Because I write opinion pieces for a living, I used to wonder how the pastor at whichever church I attended could take the Scripture readings of the day and take all the dynamism out of them in his sermon. It must take work, I thought, to make something as vivid as the Gospel, or the letters of St. Paul, or the Old Testament, so bland and so gray in the explication. And then I would go hear a preacher like Fr. Paul Weinberger of the Dallas diocese, and man, he was just great. He preached like he really believed this stuff.
I don’t know how it is among most Catholics, but among the orthodox Catholics, we would remind ourselves that the Eucharist is the Eucharist, no matter how bad the sermon, and how indifferent the atmosphere in the parish. Had there been no sex scandal at all, I wonder where my family would be spiritually. We were so spiritually hungry. But bad homilies are rarely things unto themselves. A priest who does not connect with his people from the pulpit is often disconnected from spiritual leadership and fatherhood in other ways.
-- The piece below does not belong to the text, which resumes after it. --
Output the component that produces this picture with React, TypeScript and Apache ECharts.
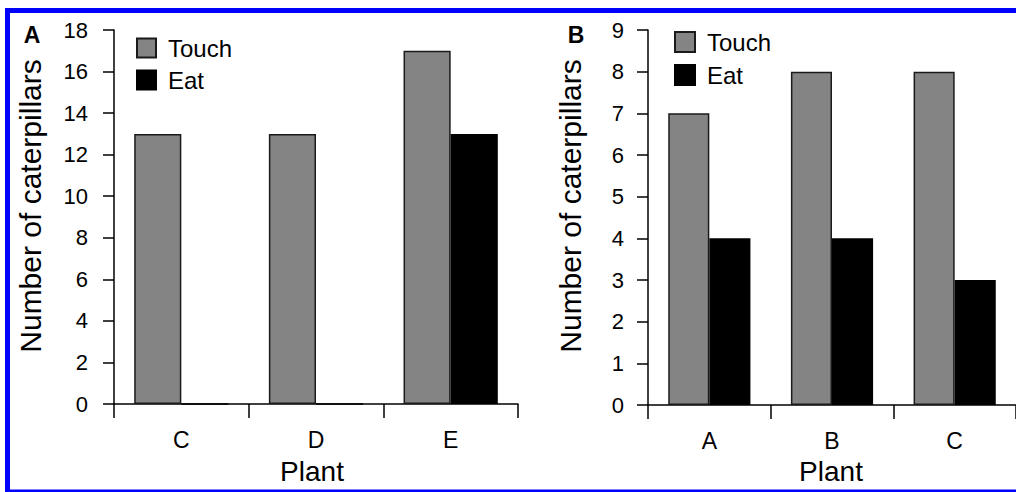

An American Coptic friend of mine takes his family to an Evangelical church, though he still keeps a foot in the Coptic church. He said he wants them to learn about Jesus; at their Coptic parish, it’s all about being Egyptian. An Orthodox friend of mine left his church for Evangelicalism for the same reason. A Protestant friend of mine is hanging on by her fingernails in her church, because she said she’s starving to death spiritually, but can’t bring herself to upset her family by finding another church. This kind of thing happens all over, in every church.
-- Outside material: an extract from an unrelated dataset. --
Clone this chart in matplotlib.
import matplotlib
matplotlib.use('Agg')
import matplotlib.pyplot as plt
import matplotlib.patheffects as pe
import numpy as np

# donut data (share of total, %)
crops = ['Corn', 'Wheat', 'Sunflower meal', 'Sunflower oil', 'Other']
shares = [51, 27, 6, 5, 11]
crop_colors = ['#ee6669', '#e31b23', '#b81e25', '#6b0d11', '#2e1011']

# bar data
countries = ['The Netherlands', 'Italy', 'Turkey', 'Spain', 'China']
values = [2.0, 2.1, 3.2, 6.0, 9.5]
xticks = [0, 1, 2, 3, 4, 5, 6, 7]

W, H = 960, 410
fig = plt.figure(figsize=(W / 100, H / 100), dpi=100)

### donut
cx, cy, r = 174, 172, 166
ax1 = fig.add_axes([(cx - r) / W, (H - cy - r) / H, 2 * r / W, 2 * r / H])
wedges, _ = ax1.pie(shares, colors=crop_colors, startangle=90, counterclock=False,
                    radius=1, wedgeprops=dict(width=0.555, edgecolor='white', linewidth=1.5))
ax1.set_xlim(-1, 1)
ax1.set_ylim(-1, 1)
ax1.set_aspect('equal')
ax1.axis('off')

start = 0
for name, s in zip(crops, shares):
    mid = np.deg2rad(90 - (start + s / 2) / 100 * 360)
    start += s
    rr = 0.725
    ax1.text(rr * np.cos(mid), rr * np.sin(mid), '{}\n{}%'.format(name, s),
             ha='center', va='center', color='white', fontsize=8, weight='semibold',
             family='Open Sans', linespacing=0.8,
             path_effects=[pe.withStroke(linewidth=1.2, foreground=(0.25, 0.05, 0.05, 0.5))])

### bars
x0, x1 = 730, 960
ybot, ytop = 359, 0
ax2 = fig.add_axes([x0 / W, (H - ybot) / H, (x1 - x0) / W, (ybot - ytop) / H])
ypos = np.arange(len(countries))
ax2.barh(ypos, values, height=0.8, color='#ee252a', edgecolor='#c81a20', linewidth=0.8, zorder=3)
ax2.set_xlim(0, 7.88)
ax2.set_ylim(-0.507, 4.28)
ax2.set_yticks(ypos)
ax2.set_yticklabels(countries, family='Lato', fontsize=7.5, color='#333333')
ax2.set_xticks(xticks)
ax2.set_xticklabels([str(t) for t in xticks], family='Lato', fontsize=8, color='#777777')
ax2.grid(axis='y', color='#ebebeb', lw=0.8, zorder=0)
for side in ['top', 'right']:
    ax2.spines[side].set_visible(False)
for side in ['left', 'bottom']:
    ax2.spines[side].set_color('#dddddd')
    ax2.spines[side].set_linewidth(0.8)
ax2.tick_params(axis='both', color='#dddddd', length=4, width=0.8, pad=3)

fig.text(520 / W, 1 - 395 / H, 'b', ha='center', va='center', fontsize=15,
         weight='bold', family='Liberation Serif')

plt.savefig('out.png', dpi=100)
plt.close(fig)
He’s going to be mad at me for saying so, but I can’t praise enough the preaching of our pastor, Fr. Matthew Harrington, at St. John the Theologian Orthodox mission. I don’t think I’ve ever been part of a parish in which every single Sunday, without fail, I sat there and listened to the sermon intently, and was both uplifted by it and challenged by it. Today we observed the feast of SS. Joachim and Anna, the mother and father of the Blessed Virgin Mary. Father preached about parenthood, and talked about the importance of love and forgiveness. He admonished all of us to stay away from the communion cup if we show up in church having argued with a family member, and failed to ask forgiveness. He told us parents that, if we argue with each other, we should ask forgiveness in front of our children, so we can show them what true Christian marriage is like. Father said that we also have to work to love our kids enough that we give them not what they want, but what they need. If you give them what they want, he said, that makes it easy for you, but it’s bad for the child.
There was more, but you get the gist of it. Just straightforward preaching, grounded deeply in Scripture and the lives of the saints, all of it relevant to everyday life. He preaches repentance, and he preaches the joy of the Lord, in equal measure. I don’t know why this isn’t more common, but it’s not. We are so, so blessed in our tiny little country mission. Too many of our churches are Sacrament Factories.
What do things look like from your point of view? As a pastor? As a congregant?